Buffett and Dimon show that this same concern appears back in the regular business sector, too. They write, “Companies frequently hold back on technology spending, hiring, and research and development to meet quarterly earnings forecasts that may be affected by factors outside the company’s control, such as commodity-price fluctuations, stock-market volatility, and even the weather.”
And yet, galleries (and their artists) persist.
YOU DON’T NEED TO BE A WEATHERMAN…
While Buffett and Dimon can petition business owners to quit quarterly forecasting, I don’t know that there’s a solution to the time-limited constraints of the art fair.
Organizers and their selection committees need to be able to review proposals in advance so they can determine who deserves to exhibit at the event and who doesn’t. And even if fairs began, say, admitting certain galleries with a demonstrated record of excellence through a scaled-back application, exhibitors would still obsess over the contents and layout of their booths, because those elements still help determine their sales results to a large extent.
Because they draw resources away from longer-term investment, fairs generally should not be considered signals of where art, on a substantive level, should be headed, the same way that a company racing after its own quarterly earnings guidance won’t lead it to innovation and sustainability.
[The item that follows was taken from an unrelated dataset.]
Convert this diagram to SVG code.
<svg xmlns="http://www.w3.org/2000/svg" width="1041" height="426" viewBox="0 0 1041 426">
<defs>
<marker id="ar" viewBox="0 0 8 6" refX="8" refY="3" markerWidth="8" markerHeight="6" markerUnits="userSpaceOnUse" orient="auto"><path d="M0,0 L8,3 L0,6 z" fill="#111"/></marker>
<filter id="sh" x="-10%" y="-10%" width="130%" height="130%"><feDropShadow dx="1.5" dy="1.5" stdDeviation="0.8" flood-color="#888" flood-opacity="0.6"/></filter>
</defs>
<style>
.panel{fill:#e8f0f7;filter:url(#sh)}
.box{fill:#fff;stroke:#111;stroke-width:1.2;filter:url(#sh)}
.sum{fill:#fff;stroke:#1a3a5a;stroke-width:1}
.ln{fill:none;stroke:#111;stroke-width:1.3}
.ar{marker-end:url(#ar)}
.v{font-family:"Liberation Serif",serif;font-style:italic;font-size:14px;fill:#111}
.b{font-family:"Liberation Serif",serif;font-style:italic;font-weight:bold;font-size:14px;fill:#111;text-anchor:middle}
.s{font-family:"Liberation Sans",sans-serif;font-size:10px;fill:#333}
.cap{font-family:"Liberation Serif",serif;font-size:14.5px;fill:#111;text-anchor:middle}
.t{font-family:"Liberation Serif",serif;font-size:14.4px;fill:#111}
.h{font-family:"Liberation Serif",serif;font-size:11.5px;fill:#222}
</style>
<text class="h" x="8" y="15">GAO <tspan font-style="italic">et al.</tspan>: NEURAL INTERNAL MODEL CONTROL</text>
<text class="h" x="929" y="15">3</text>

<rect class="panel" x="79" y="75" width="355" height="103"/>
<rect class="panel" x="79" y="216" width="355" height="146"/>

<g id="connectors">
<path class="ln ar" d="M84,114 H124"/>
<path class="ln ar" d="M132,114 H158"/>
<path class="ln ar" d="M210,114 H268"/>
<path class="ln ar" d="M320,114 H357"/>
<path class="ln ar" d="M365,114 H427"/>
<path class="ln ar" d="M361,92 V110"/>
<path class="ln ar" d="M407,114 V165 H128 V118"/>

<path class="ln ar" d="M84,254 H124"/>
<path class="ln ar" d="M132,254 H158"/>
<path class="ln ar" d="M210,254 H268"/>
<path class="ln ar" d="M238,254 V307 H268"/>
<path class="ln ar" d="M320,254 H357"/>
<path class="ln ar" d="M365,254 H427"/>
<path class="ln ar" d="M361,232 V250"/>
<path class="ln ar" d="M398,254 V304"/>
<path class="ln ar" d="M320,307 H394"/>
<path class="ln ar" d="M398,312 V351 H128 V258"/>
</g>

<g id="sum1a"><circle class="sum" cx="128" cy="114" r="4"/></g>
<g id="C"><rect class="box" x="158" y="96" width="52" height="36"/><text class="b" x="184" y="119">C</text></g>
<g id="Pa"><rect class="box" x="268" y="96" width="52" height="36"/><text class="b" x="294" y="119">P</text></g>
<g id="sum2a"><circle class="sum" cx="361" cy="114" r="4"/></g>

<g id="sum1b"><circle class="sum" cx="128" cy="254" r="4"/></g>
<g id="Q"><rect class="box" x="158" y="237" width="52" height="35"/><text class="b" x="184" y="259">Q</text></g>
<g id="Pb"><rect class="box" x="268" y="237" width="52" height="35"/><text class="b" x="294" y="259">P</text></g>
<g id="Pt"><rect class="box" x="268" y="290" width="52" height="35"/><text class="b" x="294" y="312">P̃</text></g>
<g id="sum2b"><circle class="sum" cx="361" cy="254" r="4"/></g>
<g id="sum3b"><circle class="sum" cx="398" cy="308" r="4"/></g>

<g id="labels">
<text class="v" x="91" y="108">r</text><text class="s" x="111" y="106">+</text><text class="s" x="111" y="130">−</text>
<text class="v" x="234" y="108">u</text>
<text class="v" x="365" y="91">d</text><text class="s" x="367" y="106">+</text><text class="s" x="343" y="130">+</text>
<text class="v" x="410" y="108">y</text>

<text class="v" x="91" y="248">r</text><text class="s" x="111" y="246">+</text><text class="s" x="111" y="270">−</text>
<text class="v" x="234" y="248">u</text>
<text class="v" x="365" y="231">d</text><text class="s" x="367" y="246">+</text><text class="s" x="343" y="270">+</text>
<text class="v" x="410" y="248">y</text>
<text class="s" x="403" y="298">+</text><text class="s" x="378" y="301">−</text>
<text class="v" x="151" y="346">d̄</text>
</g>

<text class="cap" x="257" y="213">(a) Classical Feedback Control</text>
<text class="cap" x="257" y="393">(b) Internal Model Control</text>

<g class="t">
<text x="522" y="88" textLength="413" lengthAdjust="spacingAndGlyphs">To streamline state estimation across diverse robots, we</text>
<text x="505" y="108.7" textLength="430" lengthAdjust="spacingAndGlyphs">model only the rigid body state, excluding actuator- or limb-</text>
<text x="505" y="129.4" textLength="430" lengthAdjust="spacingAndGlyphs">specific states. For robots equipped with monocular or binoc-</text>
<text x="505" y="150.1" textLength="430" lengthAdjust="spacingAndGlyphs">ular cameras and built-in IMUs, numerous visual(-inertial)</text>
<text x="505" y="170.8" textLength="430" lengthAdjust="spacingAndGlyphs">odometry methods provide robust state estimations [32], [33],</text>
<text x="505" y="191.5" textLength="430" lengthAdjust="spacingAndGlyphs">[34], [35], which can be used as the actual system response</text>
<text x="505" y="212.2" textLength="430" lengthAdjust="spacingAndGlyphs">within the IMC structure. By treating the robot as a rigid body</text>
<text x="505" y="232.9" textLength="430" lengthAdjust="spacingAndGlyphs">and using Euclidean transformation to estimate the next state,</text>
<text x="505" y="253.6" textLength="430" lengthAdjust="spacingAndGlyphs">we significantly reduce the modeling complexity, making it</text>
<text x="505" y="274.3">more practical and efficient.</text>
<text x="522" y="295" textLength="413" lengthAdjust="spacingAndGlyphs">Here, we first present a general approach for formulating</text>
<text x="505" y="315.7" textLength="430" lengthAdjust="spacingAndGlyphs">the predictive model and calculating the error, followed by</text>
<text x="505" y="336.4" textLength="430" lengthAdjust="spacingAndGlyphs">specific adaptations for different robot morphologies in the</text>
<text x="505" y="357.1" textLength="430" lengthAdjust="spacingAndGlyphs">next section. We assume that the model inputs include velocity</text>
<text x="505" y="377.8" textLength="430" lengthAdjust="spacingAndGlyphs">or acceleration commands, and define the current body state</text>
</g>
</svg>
Instead, the best we may be able to do is to keep in mind that art fairs are inherently short-term indicators. What we see at each is generally a group of galleries and dealers making projections under duress about what will sell (or in some cases, communicate the right idea about their identity) only a month or two after they last went through the same process.
That doesn’t make fairs evil. But it should remind us of why certain gallerists are pulling the ripcord on the whole trade-show mission—as well as what Basel and its satellites will, and generally won’t, show us this week, no matter how hard we look.